Con 112 voti contrari, 26 favorevoli (Lega e Italia Viva) e tre astenuti della Svp, mercoledì il Senato ha bocciato l’emendamento presentato dalla Lega al Decreto Elezioni sul terzo mandato per i presidenti di Regione. Ma a pochi minuti dall’inizio della seduta la Lega aveva presentato un altro emendamento per escludere i ballottaggi nei grandi Comuni (al di sopra dei 15mila abitanti) qualora uno dei candidati in gara raggiungesse il 40% dei voti. Poi, su richiesta del relatore del Decreto, Alberto Balboni di Fratelli d’Italia, il Carroccio ha trasformato l’emendamento in ordine del giorno. Meno impegnativo e soprattutto dal punto di vista formale meno faticoso. Odg approvato dall’Aula senza il voto delle opposizioni.
Le frizioni tra il partito della Meloni e quello di Salvini sono evidenti. Ma da Fratelli d’Italia gettano acqua sul fuoco: «Sul terzo mandato nessun imbarazzo – afferma il senatore molisano Costanzo Della Porta – perché abbiamo sempre votato alla stessa maniera».
Il Decreto Elezioni «interviene positivamente su molti argomenti – ancora Della Porta – e rende più partecipato il voto dell’8 e 9 giugno prossimi. La parte più importante di questo provvedimento – secondo il senatore di San Giacomo degli Schiavoni – è il voto per gli studenti fuorisede, un passo fortemente voluto dalla destra che oggi finalmente diventa realtà».
Impietoso il giudizio di Della Porta sulle opposizioni: «La sinistra ulula alla luna sui nostri provvedimenti – afferma – ma solo perché non è stata in grado di metterli in campo quando era al governo e in questo Decreto non vi è nulla di vergognoso da dover sanare. Anzi, si avvicina la partecipazione dei cittadini al voto, anche aumentando lo stanziamento dei fondi per i seggi. Con questo Decreto, insomma – conclude il senatore – , si danno più regole ed è per questo che il nostro voto è stato convintamente a favore».
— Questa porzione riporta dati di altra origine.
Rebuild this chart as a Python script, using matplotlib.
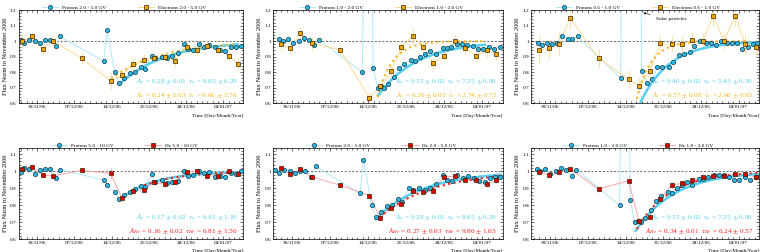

Il provvedimento, approvato dal Senato con 79 voti a favore, 39 contrari e sei astenuti ora passa al vaglio della Camera.
Sono numerose le norme che introduce: per la prima volta alle europee si vota di sabato e domenica; accorpamento delle elezioni amministrative con quelle europee; stop al limite dei mandati per i sindaci dei piccoli comuni; voto nelle città di domicilio temporaneo per gli studenti fuorisede.
Voto di sabato: alle prossime elezioni europee si voterà sabato 8 e domenica 9 giugno. I seggi resteranno aperti il primo giorno dalle 15 alle 23 e il secondo dalle 7 alle 23. Lo spoglio inizierà subito dopo la chiusura delle urne.
Election day: in concomitanza con le europee si svolgeranno le amministrative in oltre 3.900 comuni, di cui 56 molisani (36 in provincia di Campobasso e 20 in quella di Isernia).
Province: le elezioni degli organi delle Province slittano al 29 settembre.
Fuorisede: alle europee di giugno, in via sperimentale, gli studenti fuorisede potranno votare nel comune di temporaneo domicilio, se esso si trova nella stessa circoscrizione elettorale; se i fuorisede sono in un’altra circoscrizione elettorale, allora possono votare nel capoluogo di regione. In entrambe le situazioni vengono allestiti appositi seggi.
Mandati dei sindaci: nei comuni sotto i 5mila abitanti i sindaci non avranno più alcun limite ai mandati (finora il limite era fissato a tre mandati); nei comuni tra 5mila e i 15mila abitanti il limite attuale di due sale a tre. Nei comuni oltre i 15mila abitanti rimane il limite dei due mandati.
Firme per liste alle europee: sono esenti dalla raccolta delle firme per presentare le liste alle prossime europee tutti i partiti che abbiano un gruppo parlamentare nel Parlamento italiano o che abbiano almeno un eletto, purché abbiano presentato il proprio simbolo alle elezioni. Sono esentati anche i partiti aderenti ad uno dei gruppi europei (Ppe, Pse, Verdi, etc) che abbiano nel Parlamento europeo un deputato eletto nelle circoscrizioni italiane. Per i partiti o movimenti non esentati, il numero delle firme necessarie per presentare le liste è stato dimezzato.
Firme per le elezioni regionali: sono esentati dalla raccolta delle firme per presentare liste alle elezioni regionali i partiti presenti in almeno uno dei rami del Parlamento.
Ineleggibilità nelle Regioni: sono ineleggibili nei Consigli regionali non più i dipendenti delle stesse Regioni, come era sinora, ma quelli che «svolgono funzioni e attività amministrative».